The report also makes a number of general and practical recommendations which apply to all types of projects and their management plans, such as that free and easily accessible Open Science tools should be used as far as possible or that data generated by the project should be posted on a single website.
Tools and resources
The report ends with a series of tools and resources, such as data repositories or the most important biodiversity data standards.
Data repositories
Funded research projects must store and make available their project data to other users through the main national and international archives and storage services.
The report divides the repositories into two main groups. On the one hand, the general repositories, which are open to all research fields, and on the other hand, the specific repositories, which focus on specific subjects. The following table shows some examples of general research repositories.
You can access these repositories through the following links:
- Data Archiving and Networked Services
- Datahub
- Dataverse
- Dryad Digital Repository
- EUDAT
- Figshare
- Mendeley data
- OpenAire
- Registry of Research Data Repositories
- Zenodo
The report also shows examples of specific repositories in the area of biodiversity such as Arctic Biodiversity Data Service or Dynamic Ecological Information Management System.
Standards and licences
The use of norms and standards by the biodiversity research community greatly enhances the interoperability of published datasets.
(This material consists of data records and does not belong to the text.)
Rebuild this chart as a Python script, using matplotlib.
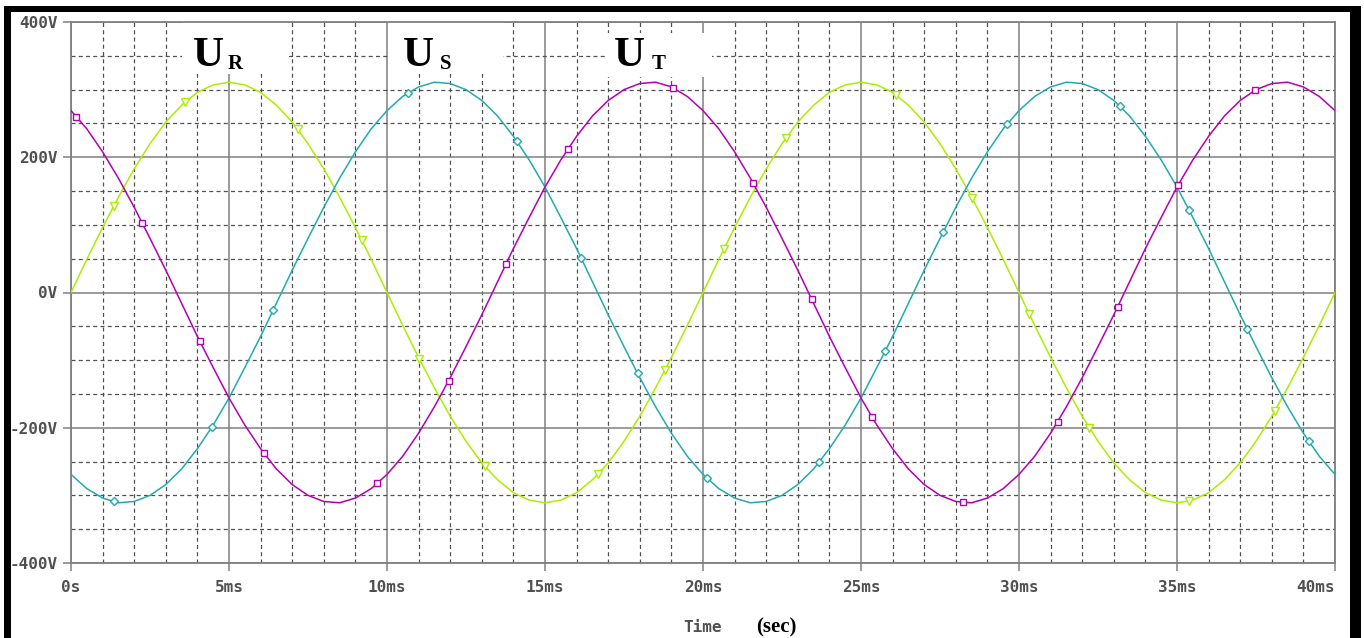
import numpy as np
import matplotlib
matplotlib.use("Agg")
import matplotlib.pyplot as plt
from matplotlib.patches import Rectangle
from matplotlib.ticker import MultipleLocator

# time base in ms, 0.5 ms steps
t_ms = np.arange(0, 40.01, 0.5)

# phase voltages (V)
u_r = [0, 49, 96, 141, 183, 220, 252, 277, 296, 307, 311,
       307, 296, 277, 252, 220, 183, 141, 96, 49, 0,
       -49, -96, -141, -183, -220, -252, -277, -296, -307, -311,
       -307, -296, -277, -252, -220, -183, -141, -96, -49, 0,
       49, 96, 141, 183, 220, 252, 277, 296, 307, 311,
       307, 296, 277, 252, 220, 183, 141, 96, 49, 0,
       -49, -96, -141, -183, -220, -252, -277, -296, -307, -311,
       -307, -296, -277, -252, -220, -183, -141, -96, -49, 0]
u_s = [-269, -290, -304, -311, -309, -300, -284, -261, -231, -196,
       -156, -111, -65, -16, 33, 80, 126, 169, 208, 242,
       269, 290, 304, 311, 309, 300, 284, 261, 231, 196,
       156, 111, 65, 16, -33, -80, -126, -169, -208, -242,
       -269, -290, -304, -311, -309, -300, -284, -261, -231, -196,
       -156, -111, -65, -16, 33, 80, 126, 169, 208, 242,
       269, 290, 304, 311, 309, 300, 284, 261, 231, 196,
       156, 111, 65, 16, -33, -80, -126, -169, -208, -242, -269]
u_t = [269, 242, 208, 169, 126, 80, 33, -16, -65, -111,
       -156, -196, -231, -261, -284, -300, -309, -311, -304, -290,
       -269, -242, -208, -169, -126, -80, -33, 16, 65, 111,
       156, 196, 231, 261, 284, 300, 309, 311, 304, 290,
       269, 242, 208, 169, 126, 80, 33, -16, -65, -111,
       -156, -196, -231, -261, -284, -300, -309, -311, -304, -290,
       -269, -242, -208, -169, -126, -80, -33, 16, 65, 111,
       156, 196, 231, 261, 284, 300, 309, 311, 304, 290, 269]

# marker times (ms) as drawn by the simulator
marks_r = [1.36, 3.62, 7.17, 9.20, 11.02, 13.09, 16.68, 18.80, 20.66,
           22.64, 26.10, 28.51, 30.32, 32.23, 35.39, 38.10]
marks_s = [1.36, 4.46, 6.40, 10.68, 14.11, 16.15, 17.93, 20.12, 23.67,
           25.76, 27.61, 29.63, 33.19, 35.37, 37.22, 39.18]
marks_t = [0.17, 2.26, 4.07, 6.11, 9.69, 11.95, 13.76, 15.74, 19.06,
           21.58, 23.44, 25.36, 28.23, 31.22, 33.12, 35.03, 37.48]

x_ticks = [0, 5, 10, 15, 20, 25, 30, 35, 40]
x_tick_labels = ["0s", "5ms", "10ms", "15ms", "20ms", "25ms", "30ms", "35ms", "40ms"]
y_ticks = [-400, -200, 0, 200, 400]
y_tick_labels = ["-400V", "-200V", "0V", "200V", "400V"]

GREEN = "#aaee00"
TEAL = "#22aab0"
MAGENTA = "#b400b4"
GRID_SOLID = "#808080"
GRID_DASH = "#505050"
LABEL = "#505050"

fig = plt.figure(figsize=(13.64, 6.38), dpi=100, facecolor="white")
ax = fig.add_axes([71 / 1364, 1 - 563 / 638, (1335 - 71) / 1364, (563 - 22) / 638])
ax.set_xlim(0, 40)
ax.set_ylim(-400, 400)

# grid: solid majors, dashed minors
ax.xaxis.set_minor_locator(MultipleLocator(1))
ax.yaxis.set_minor_locator(MultipleLocator(50))
ax.set_xticks(x_ticks, x_tick_labels)
ax.set_yticks(y_ticks, y_tick_labels)
ax.grid(True, which="major", color=GRID_SOLID, linewidth=1.1)
ax.grid(True, which="minor", color=GRID_DASH, linewidth=0.9, linestyle=(0, (3.2, 2.6)))
ax.set_axisbelow(True)

for sp in ax.spines.values():
    sp.set_color(GRID_SOLID)
    sp.set_linewidth(1.3)

mono = dict(family="DejaVu Sans Mono", weight="bold", size=11.5)
ax.tick_params(which="major", length=6, width=1.1, color=GRID_SOLID,
               labelcolor=LABEL)
ax.tick_params(axis="x", which="major", pad=6.5)
ax.tick_params(axis="y", which="major", pad=3.6)
ax.tick_params(which="minor", length=0)
for lab in ax.get_xticklabels() + ax.get_yticklabels():
    lab.set_fontproperties(mono)
# the last time label is kept inside the plot width, as in the original
ax.get_xticklabels()[-1].set_horizontalalignment("right")

# curves with hollow markers
series = [(u_r, marks_r, GREEN, "v", 5.5),
          (u_s, marks_s, TEAL, "D", 4.0),
          (u_t, marks_t, MAGENTA, "s", 5.0)]
for vals, mt, col, mk, ms in series:
    ax.plot(t_ms, vals, color=col, linewidth=1.1, zorder=3)
    ax.plot(mt, np.interp(mt, t_ms, vals), linestyle="none", marker=mk,
            markersize=ms, markerfacecolor="white", markeredgecolor=col,
            markeredgewidth=1.0, zorder=4)

# white patches behind the phase labels (they hide the grid)
for x0, x1, y0, y1 in [(3.51, 6.87, 323, 400), (10.03, 13.67, 323, 400),
                       (16.93, 20.29, 318, 384)]:
    ax.add_patch(Rectangle((x0, y0), x1 - x0, y1 - y0, facecolor="white",
                           edgecolor="none", zorder=1.5))

serif = "Liberation Serif"
for xu, xs, sub in [(3.86, 4.97, "R"), (10.51, 11.68, "S"), (17.18, 18.39, "T")]:
    ax.text(xu, 335, "U", family=serif, weight="bold", size=31,
            ha="left", va="baseline", zorder=5)
    ax.text(xs, 330, sub, family=serif, weight="bold", size=15,
            ha="left", va="baseline", zorder=5)

fig.text(703 / 1364, 1 - 627 / 638, "Time", color=LABEL, ha="center",
         va="center", **mono)
fig.text(776 / 1364, 1 - 632 / 638, "(sec)", family=serif, weight="bold",
         size=15, ha="center", va="baseline")

# black frame bands around the screenshot
for x0, y0, x1, y1 in [(4, 6, 1361, 12), (4, 6, 11, 638), (1350, 6, 1361, 638)]:
    fig.add_artist(Rectangle((x0 / 1364, 1 - y1 / 638), (x1 - x0) / 1364,
                             (y1 - y0) / 638, transform=fig.transFigure,
                             facecolor="black", edgecolor="none", zorder=10))

fig.savefig("out.png", dpi=100, facecolor="white")
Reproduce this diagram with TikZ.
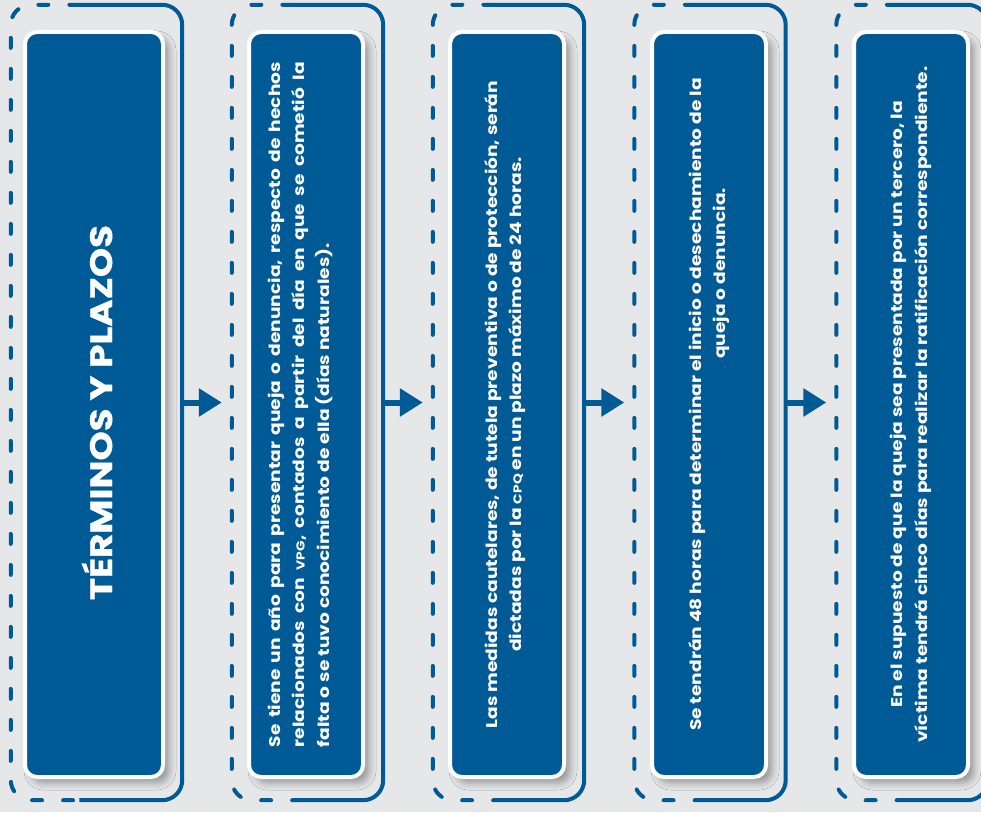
\documentclass[tikz,border=0pt]{standalone}
\usepackage{fontspec}
\setmainfont{Poppins}[FakeStretch=1.2]
\usetikzlibrary{arrows.meta,calc,shadows.blur}

\definecolor{azul}{RGB}{0,90,150}
\definecolor{fondo}{RGB}{230,231,232}

\tikzset{
    marco/.style={minimum height=795pt, inner sep=0pt},
    caja/.style={fill=azul, draw=white, line width=4pt, rounded corners=12pt,
        minimum height=745pt, inner sep=0pt,
        blur shadow={shadow xshift=6pt, shadow yshift=-6pt, shadow opacity=35, shadow blur radius=7pt}},
    texto/.style={rotate=90, text=white, font=\bfseries\fontsize{15.5}{24.5}\selectfont},
    flecha/.style={azul, line width=6pt, -{Triangle[length=23pt,width=27pt]}},
    trazo/.style={azul, line width=4pt, rounded corners=20pt},
    guion/.style={trazo, line cap=round, dash pattern=on 10pt off 21pt}
}

% acronyms in small capitals
\newcommand{\siglas}[1]{{\fontsize{11.5}{24.5}\selectfont #1}}

% frame: dashed on the left, solid on the right
\newcommand{\marcopaso}[1]{%
    \draw[guion] ($(#1.north west)!0.4!(#1.north east)$) -- (#1.north west)
        -- (#1.south west) -- ($(#1.south west)!0.4!(#1.south east)$);
    \draw[trazo] ($(#1.north west)!0.4!(#1.north east)$) -- (#1.north east)
        -- (#1.south east) -- ($(#1.south west)!0.4!(#1.south east)$);
}

\begin{document}
\begin{tikzpicture}[x=1pt,y=1pt]
    % Background
    \fill[fondo] (0,0) rectangle (981,812);
    \useasboundingbox (0,0) rectangle (981,812);

    % Frames
    \node[marco, minimum width=171pt] (f1) at (96.5,409.5) {};
    \node[marco, minimum width=151pt] (f2) at (307.5,409.5) {};
    \node[marco, minimum width=151pt] (f3) at (508.5,409.5) {};
    \node[marco, minimum width=151pt] (f4) at (710,409.5) {};
    \node[marco, minimum width=151pt] (f5) at (912,409.5) {};
    \marcopaso{f1}
    \marcopaso{f2}
    \marcopaso{f3}
    \marcopaso{f4}
    \marcopaso{f5}

    % Blue boxes
    \node[caja, minimum width=138pt] (b1) at (94,407.5) {};
    \node[caja, minimum width=114pt] (b2) at (306,407.5) {};
    \node[caja, minimum width=114pt] (b3) at (507,407.5) {};
    \node[caja, minimum width=114pt] (b4) at (709,407.5) {};
    \node[caja, minimum width=114pt] (b5) at (911,407.5) {};

    % Texts
    \node[texto, font=\bfseries\fontsize{31}{34}\selectfont\addfontfeature{FakeBold=1.2}] (t1)
        at ([xshift=3pt,yshift=-8pt]b1.center) {TÉRMINOS Y PLAZOS};
    \node[texto, text width=685pt, align=justify] (t2) at ([xshift=-6pt]b2.center)
        {Se tiene un año para presentar queja o denuncia, respecto de hechos\linebreak
         relacionados con \siglas{VPG}, contados a partir del día en que se cometió la\linebreak
         falta o se tuvo conocimiento de ella (días naturales).};
    \node[texto, align=center] (t3) at ([xshift=-2pt]b3.center)
        {Las medidas cautelares, de tutela preventiva o de protección, serán\\
         dictadas por la \siglas{CPQ} en un plazo máximo de 24 horas.};
    \node[texto, align=center] (t4) at (b4.center)
        {Se tendrán 48 horas para determinar el inicio o desechamiento de la\\
         \hspace*{262pt}queja o denuncia.};
    \node[texto, align=center] (t5) at (b5.center)
        {En el supuesto de que la queja sea presentada por un tercero, la\\
         víctima tendrá cinco días para realizar la ratificación correspondiente.};

    % Arrows
    \draw[flecha] (f1.east) -- ([xshift=-10pt]f2.west);
    \draw[flecha] (f2.east) -- ([xshift=-10pt]f3.west);
    \draw[flecha] (f3.east) -- ([xshift=-10pt]f4.west);
    \draw[flecha] (f4.east) -- ([xshift=-10pt]f5.west);
\end{tikzpicture}
\end{document}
Some of the main ones can be found on this website.
Licensing, on the other hand, boosts visibility, especially when using attribution licenses. In this regard, the report provides a list of resources to better understand and address licensing and other publication considerations.
As a final conclusion we can establish the capital importance of carrying out a data management plan in the scientific field and its subsequent storage in the corresponding repositories in order to promote the reuse of this information and with it the development of new research that promotes the knowledge of humanity. This report offers the keys needed to develop it step by step in a practical and simple way.